7. Maatschappelijk welzijn - Onder een socialistisch systeem is er geen uitbuiting van de arbeiders. De staat zorgt voor de arbeidersklasse door middel van arbeidsbescherming, minimumlonen en erkenning door vakbonden.
1. Democratisch socialisme - Dit is een socialistische economie waarin de productiemiddelen sociaal en collectief eigendom zijn of worden gecontroleerd, naast een democratische regering.
2. Marktsocialisme - De productiemiddelen zijn eigendom van arbeiders. De geproduceerde goederen worden verdeeld onder de arbeiders, terwijl de overtollige productie op de vrije markt wordt verkocht. In dit soort socialisme worden productie en consumptie gecontroleerd en gereguleerd door marktkrachten in plaats van door de staat.
3. Autoritair staatssocialisme - Dit is een extreem type socialisme waarbij alle productiemiddelen eigendom zijn van en gecontroleerd worden door de staat. Het pleit voor strikte gehoorzaamheid aan de staat door de mensen, ook als dat betekent dat ze afstand moeten doen van hun rechten.
4. Revolutionair socialisme - Het is van mening dat het onmogelijk is om vreedzaam sociale verandering door te voeren en dat de overgang van kapitalisme naar socialisme alleen kan plaatsvinden door middel van een revolutie.
5. Utopisch socialisme - Het wordt gebruikt om te verwijzen naar de eerste golf van modern socialisme. Het wordt vaak beschreven als de presentatie van visies en contouren voor denkbeeldige of futuristische ideale samenlevingen, waarbij positieve idealen de belangrijkste reden zijn om de samenleving in een dergelijke richting te bewegen. De problemen met utopisch socialisme zijn dat het zich niet bezighoudt met hoe er te komen, daarom kan het in werkelijkheid niet worden bereikt. Het is meer een visie dan een concreet plan.
6. Libertarisch socialisme - Het staat ook bekend als vrij socialisme of anti-autoritair socialisme omdat het gelooft dat gecentraliseerd staatseigendom en controle over de economie niet nodig zijn. In plaats daarvan pleit het voor het vermogen van mensen om de instellingen die hen controleren, zoals scholen, werkplekken, gemeenschap en cultuur, rechtstreeks te controleren.
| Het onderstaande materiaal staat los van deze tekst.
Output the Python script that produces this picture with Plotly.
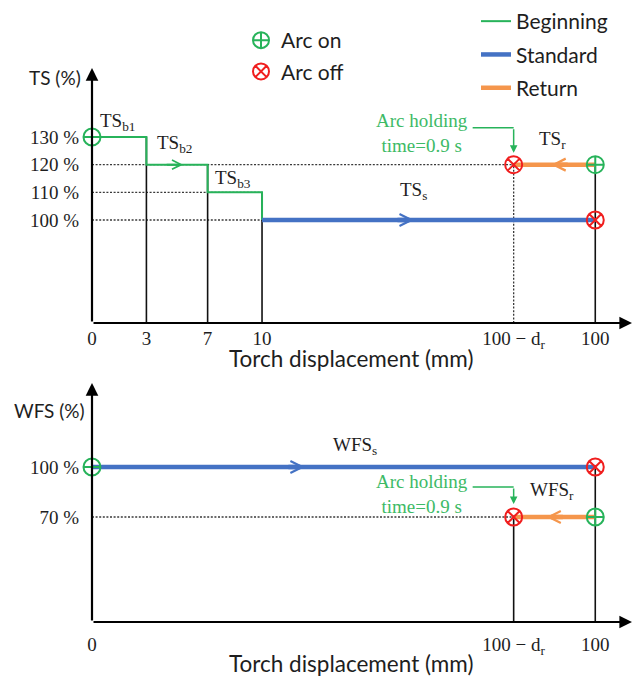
import plotly.graph_objects as go

# ---------------------------------------------------------------- data
# stations along the torch path; the axis is schematic (not to scale)
station_labels = ["0", "3", "7", "10", "100 − d<sub>r</sub>", "100"]
station_x = [0.0, 3.2, 6.8, 10.0, 24.8, 29.6]
X0, X3, X7, X10, XR, X100 = station_x
X_END = 31.76

ts_begin = [130, 120, 110]      # TS_b1, TS_b2, TS_b3 (%)
ts_standard = 100               # TS_s (%)
ts_return = 120                 # TS_r (%)
wfs_standard = 100              # WFS_s (%)
wfs_return = 70                 # WFS_r (%)

ts_ticks = [100, 110, 120, 130]
wfs_ticks = [70, 100]

# ---------------------------------------------------------------- style
W, H = 632, 678
GREEN = "#27B35A"
BLUE = "#4472C4"
ORANGE = "#F5964C"
RED = "#F01E1E"
INK = "#1E1E1E"
GUIDE = "#3A3A3A"
NOTE = "#3DBA66"
SERIF = "Liberation Serif"
SANS = "Lato"

TS_RANGE = [62.8, 154.9]
WFS_RANGE = [7.0, 150.4]

fig = go.Figure()


def line(x, y, color, width, dash="solid", panel=1, name=None, legend=None):
    xa, ya = ("x", "y") if panel == 1 else ("x2", "y2")
    fig.add_trace(go.Scatter(
        x=x, y=y, mode="lines", xaxis=xa, yaxis=ya, cliponaxis=False,
        line=dict(color=color, width=width, dash=dash),
        hoverinfo="skip", name=name, legend=legend,
        showlegend=name is not None))


def arc_marks(xs, ys, on, panel=1, name=None):
    xa, ya = ("x", "y") if panel == 1 else ("x2", "y2")
    fig.add_trace(go.Scatter(
        x=xs, y=ys, mode="markers", xaxis=xa, yaxis=ya, cliponaxis=False,
        marker=dict(symbol="circle-cross-open" if on else "circle-x-open",
                    size=17, color=GREEN if on else RED,
                    line=dict(width=2, color=GREEN if on else RED)),
        hoverinfo="skip", name=name, legend="legend",
        showlegend=name is not None))


def chevron(x0, x1, frac, y, color, width, size, panel=1):
    """Direction arrow sitting on a segment going from x0 to x1."""
    xr, yr = ("x", "y") if panel == 1 else ("x2", "y2")
    tip = x0 + frac * (x1 - x0)
    fig.add_annotation(x=tip, y=y, xref=xr, yref=yr, text="",
                       showarrow=True, ax=-18 if x1 > x0 else 18, ay=0,
                       arrowhead=5, arrowsize=size, arrowwidth=width,
                       arrowcolor=color)
    return tip


DOT = "2px,1.6px"

# ---------------------------------------------------------------- TS panel
b1, b2, b3 = ts_begin
line([X0, XR], [ts_return, ts_return], GUIDE, 1.3, DOT)
line([X0, X10], [b3, b3], GUIDE, 1.3, DOT)
line([X0, X10], [ts_standard, ts_standard], GUIDE, 1.3, DOT)
line([XR, XR], [TS_RANGE[0], ts_return], GUIDE, 1.3, DOT)
line([X3, X3], [TS_RANGE[0], b1], "#111", 1.6)
line([X7, X7], [TS_RANGE[0], b2], "#111", 1.6)
line([X10, X10], [TS_RANGE[0], b3], "#111", 1.6)
line([X100, X100], [TS_RANGE[0], ts_return], "#111", 1.6)

line([X0, X3, X3, X7, X7, X10, X10], [b1, b1, b2, b2, b3, b3, ts_standard],
     GREEN, 2, name="Beginning", legend="legend2")
line([X10, X100], [ts_standard, ts_standard], BLUE, 4.5,
     name="Standard", legend="legend2")
line([XR, X100], [ts_return, ts_return], ORANGE, 4.5,
     name="Return", legend="legend2")

arc_marks([X0, X100], [b1, ts_return], True, name="Arc on")
arc_marks([XR, X100], [ts_return, ts_standard], False, name="Arc off")

chevron(X3, X7, 0.6, b2, GREEN, 2, 0.9)
ts_s_tip = chevron(X10, X100, 0.456, ts_standard, BLUE, 4.5, 0.52)
ts_r_tip = chevron(X100, XR, 0.54, ts_return, ORANGE, 4.5, 0.52)

# ---------------------------------------------------------------- WFS panel
line([X0, XR], [wfs_return, wfs_return], GUIDE, 1.3, DOT, panel=2)
line([XR, XR], [WFS_RANGE[0], wfs_return], "#111", 1.6, panel=2)
line([X100, X100], [WFS_RANGE[0], wfs_standard], "#111", 1.6, panel=2)
line([X0, X100], [wfs_standard, wfs_standard], BLUE, 4.5, panel=2)
line([XR, X100], [wfs_return, wfs_return], ORANGE, 4.5, panel=2)
arc_marks([X0, X100], [wfs_standard, wfs_return], True, panel=2)
arc_marks([X100, XR], [wfs_standard, wfs_return], False, panel=2)

wfs_s_tip = chevron(X0, X100, 0.423, wfs_standard, BLUE, 4.5, 0.52, panel=2)
wfs_r_tip = chevron(X100, XR, 0.6, wfs_return, ORANGE, 4.5, 0.52, panel=2)

# ---------------------------------------------------------------- axes with arrows
for xr, yr, rng in (("x", "y", TS_RANGE), ("x2", "y2", WFS_RANGE)):
    fig.add_annotation(x=X0, y=rng[1], ax=X0, ay=rng[0], xref=xr, yref=yr,
                       axref=xr, ayref=yr, text="", showarrow=True,
                       arrowhead=2, arrowsize=1.15, arrowwidth=2.2,
                       arrowcolor="#000")
    fig.add_annotation(x=X_END, y=rng[0], ax=X0, ay=rng[0], xref=xr, yref=yr,
                       axref=xr, ayref=yr, text="", showarrow=True,
                       arrowhead=2, arrowsize=1.15, arrowwidth=2.2,
                       arrowcolor="#000")

# ---------------------------------------------------------------- labels
lab_font = dict(family=SERIF, size=19, color=INK)


def label(text, x, y, dx, dy, panel=1):
    xr, yr = ("x", "y") if panel == 1 else ("x2", "y2")
    fig.add_annotation(x=x, y=y, xref=xr, yref=yr, text=text, showarrow=False,
                       xanchor="left", yanchor="middle", xshift=dx, yshift=dy,
                       font=lab_font)


label("TS<sub>b1</sub>", X0, b1, 6, 15)
label("TS<sub>b2</sub>", X3, b2, 9, 21)
label("TS<sub>b3</sub>", X7, b3, 5, 13)
label("TS<sub>s</sub>", ts_s_tip, ts_standard, -16, 29)
label("TS<sub>r</sub>", ts_r_tip, ts_return, -14, 25)
label("WFS<sub>s</sub>", wfs_s_tip, wfs_standard, 26, 21, panel=2)
label("WFS<sub>r</sub>", wfs_r_tip, wfs_return, -18, 26, panel=2)

# arc holding notes with elbow connectors
for xr, yr, lvl, rise, stand, lift in (("x", "y", ts_return, 37, 12, 32),
                                       ("x2", "y2", wfs_return, 30, 13, 23)):
    fig.add_annotation(x=XR, y=lvl, xref=xr, yref=yr,
                       text="Arc holding<br>time=0.9 s", showarrow=False,
                       xanchor="right", yanchor="middle", align="center",
                       xshift=-44, yshift=lift,
                       font=dict(family=SERIF, size=19, color=NOTE))
    fig.add_shape(type="line", xref=xr, yref=yr,
                  xsizemode="pixel", xanchor=XR, x0=-41, x1=0,
                  ysizemode="pixel", yanchor=lvl, y0=rise, y1=rise,
                  line=dict(color=GREEN, width=1.5))
    fig.add_annotation(x=XR, y=lvl, xref=xr, yref=yr, text="",
                       showarrow=True, ax=0, ay=-rise, standoff=stand,
                       arrowhead=2, arrowsize=1.0, arrowwidth=1.5,
                       arrowcolor=GREEN)

# axis titles
title_font = dict(family=SANS, size=19, color=INK)
fig.add_annotation(x=83 / W, y=1 - 77 / H, xref="paper", yref="paper",
                   text="TS (%)", showarrow=False, xanchor="right",
                   yanchor="middle", font=title_font)
fig.add_annotation(x=87 / W, y=1 - 410 / H, xref="paper", yref="paper",
                   text="WFS (%)", showarrow=False, xanchor="right",
                   yanchor="middle", font=title_font)
for yy in (358, 663):
    fig.add_annotation(x=351 / W, y=1 - yy / H, xref="paper", yref="paper",
                       text="Torch displacement (mm)", showarrow=False,
                       xanchor="center", yanchor="middle",
                       font=dict(family=SANS, size=22.5, color=INK))

# ---------------------------------------------------------------- layout
tick_font = dict(family=SERIF, size=19, color=INK)
common = dict(showgrid=False, zeroline=False, showline=False, ticks="",
              tickfont=tick_font, fixedrange=True, automargin=False)

x_dom = [92 / W, 1.0]
leg_font = dict(family=SANS, size=21, color=INK)
fig.update_layout(
    width=W, height=H, margin=dict(l=0, r=0, t=0, b=0),
    paper_bgcolor="white", plot_bgcolor="white",
    xaxis=dict(domain=x_dom, range=[0, X_END], anchor="y",
               tickvals=station_x, ticktext=station_labels,
               ticklabelstandoff=2, **common),
    yaxis=dict(domain=[1 - 323 / H, 1 - 68 / H], range=TS_RANGE, anchor="x",
               tickvals=ts_ticks, ticktext=[f"{v} %" for v in ts_ticks],
               ticklabelstandoff=12, **common),
    xaxis2=dict(domain=x_dom, range=[0, X_END], anchor="y2",
                tickvals=[X0, XR, X100],
                ticktext=[station_labels[0], station_labels[4], station_labels[5]],
                ticklabelstandoff=9, **common),
    yaxis2=dict(domain=[1 - 622 / H, 1 - 383 / H], range=WFS_RANGE, anchor="x2",
                tickvals=wfs_ticks, ticktext=[f"{v} %" for v in wfs_ticks],
                ticklabelstandoff=12, **common),
    legend=dict(x=241 / W, y=1 - 20 / H, xanchor="left", yanchor="top",
                bgcolor="rgba(0,0,0,0)", font=leg_font,
                tracegroupgap=1, traceorder="grouped"),
    legend2=dict(x=476 / W, y=1 - 1 / H, xanchor="left", yanchor="top",
                 bgcolor="rgba(0,0,0,0)", font=leg_font,
                 tracegroupgap=3, traceorder="grouped"),
    showlegend=True,
)

# every legend entry in its own group so tracegroupgap spaces the rows
for i, tr in enumerate(fig.data):
    if tr.showlegend:
        tr.legendgroup = f"g{i}"

fig.write_html("out.html")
7. Religieus socialisme - Het is gebaseerd op religieuze waarden. Veel religieuze waarden over de menselijke samenleving zijn afgestemd op socialistische ideeën en zijn gebruikt om te pleiten voor socialisme. Elke vorm van socialisme die zich binnen een religie heeft ontwikkeld, kan worden aangeduid als religieus socialisme.
8. Groen socialisme - Het combineert socialistische gedachten met groene politiek en pleit voor het behoud van natuurlijke hulpbronnen.
9. Fabiaans socialisme - Het pleit voor het bereiken van democratisch socialisme door middel van geleidelijke hervormingen en andere vreedzame middelen, in plaats van door revolutie.